As someone who established a flock from scratch, he provided advice for aspiring sheep farmers.

“To be a successful sheep farmer, you need patience. This is key in all aspects of sheep farming, whether it be working with sheep daily or working on developing the flock’s genetics.”

“Nothing happens overnight. Also, do not miss the fine details. These are where you make or break the enterprise.”

“If you turn a blind eye to things, you can soon see the flock deteriorate and not perform how you would like.”

“My biggest piece of advice is whenever you do anything, buy quality, not quantity. This could be your initial investment into breeding ewes or the products you use such as lick buckets.”

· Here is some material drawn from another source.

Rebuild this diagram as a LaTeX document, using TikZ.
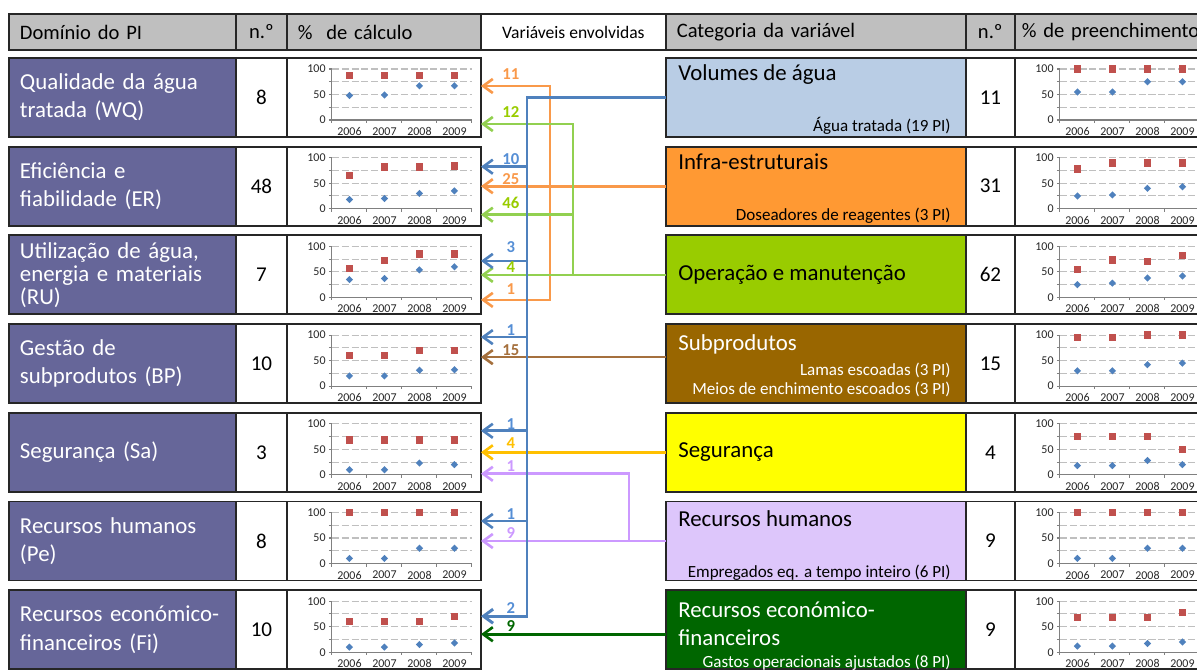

“You pay for what you get, and usually that means cheap is poor quality. This especially come into play when developing your flock. It will take years to improve poor genetics.”

“So, my advice would be to buy less of higher quality and build it up. In the long-term, this will pay off.”

YouTube channel: Cowley Hill Farm with Will

Will created a YouTube channel, Cowley Hill Farm, just over a year ago to show the public and members of the agricultural community how they farm.

The young agvocate is passionate about educating people and portraying farming in a realistic light.

“So, I aim to show people why and how we do things with the sheep and fodder production whilst making it fun too.”

“My follower base is a mixture of public and farmers as there are parts for everyone. I post every Wednesday and Saturday at 7:30 am.”

Setting goals

Will intends to grow the family’s flock to 300 ewes by breeding their own replacements whilst continually improving its genetic merits. “If there is room to grow bigger, nothing is stopping us.”

“My goal is to be up there with the best Lleyn breeders in the UK and continually striving for better. Also, I want to win a breed championship. Lastly, I wish to develop my YouTube channel to try and get as many people tuning in as possible.”

“I believe that as far as there is a market for lamb in the UK, there will be sheep farming.”

“The key thing is to strive as sheep farmers to improve efficiency and productivity as margins. As an industry, if we stand still, then you will not survive.”

“I think there is a bright future for UK agriculture. We are world leaders and have some of the best land for production in the world.”

“With the next generation ever so positive, it is so vital that we paint a great picture for the sector and get the British public to back British farming.”